Under the showing in this case we think the court erred in refusing to permit the appellant to defend as a poor person, and in not assigning counsel for his defence.
It appears by the record that, after the jury had been sworn to answer questions as to their competency, Mr. Vail, a young attorney at the bar of the court in which the appellant was convicted, volunteered his services to defend the prisoner, and, over the objection of the appellant, was permitted, by the court, to question the jury, cross-examine witnesses, make a statement of the defence to the jury, call and examine witnesses for the defence, and argue the case to the jury.
It is claimed by the appellee that this cured the error of the court in refusing to assign counsel, if there was any error, and for this reason the judgment should not be reversed.

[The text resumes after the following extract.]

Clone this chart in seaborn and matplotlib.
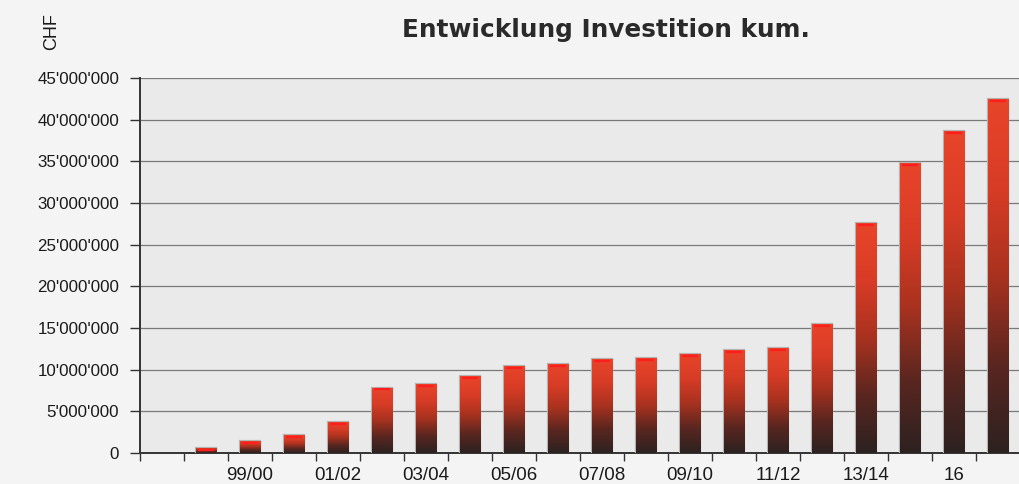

No doubt Mr. Vail was prompted by commendable motives in thus volunteering his services to aid the prisoner in his extreme peril, but his motives were misunderstood by the appellant, and it appears that he refused to accept such services, and refused to communicate with Mr. Vail in relation to his defence.
Under these circumstances we can not suppose that the appellant had that full and fair investigation of his case which its importance demanded, and which the law contemplates. We do not think the fact that Mr. Vail volunteered his services at the time he did, and defended the prisoner to the best of his ability under the circumstances, surrounded by the embarrassments which beset him, cured the error of the court above indicated.
Judgment reversed, with directions to the circuit court to sustain the appellant’s motion for a new trial.